Nebekh, an interjection meaning “the poor thing, it’s a pity, alas,” is one of the oldest Slavic words in Yiddish, one of the few to have penetrated the Yiddish of Western Europe, where the non-Jewish population did not speak Slavic languages. “Nebbish” is a Germanized pronunciation of nebekh, which is usually spelt nebbich when transliterated into German. A nebbish is called a nebekhl in Eastern Yiddish, a person at whom you take one look and think, “Oy, nebekh, the poor thing.”

The fact that nebekh managed to travel backwards, as it were, into non-Slavic territory indicates how indispensable it is to almost any Yiddish conversation. Jews were nebekhing all over Europe as early as the fifteenth century, and they haven’t stopped doing so here. Many Yiddish statements would be incomplete without a nebekh: If you’re the president’s press secretary you say, “The president is nebekh sick.” If you’re the kind of citizen who can separate the office from the man, you’ll also say nebekh, even if you voted for the other candidate.

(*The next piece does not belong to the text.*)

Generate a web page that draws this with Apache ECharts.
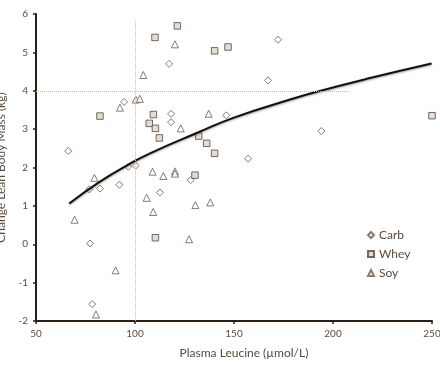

But if you’re a journalist with pretensions to disinterest, you say, “The president is sick.” Apply the same principles to your feelings for your relatives and you’ll see that the presence or absence of a nebekh can tell a listener all that need be known about your familial relations.

So when a Jew with beard and payes nebekh kisses the president of Iran, you know how we feel for the poor Jewish people.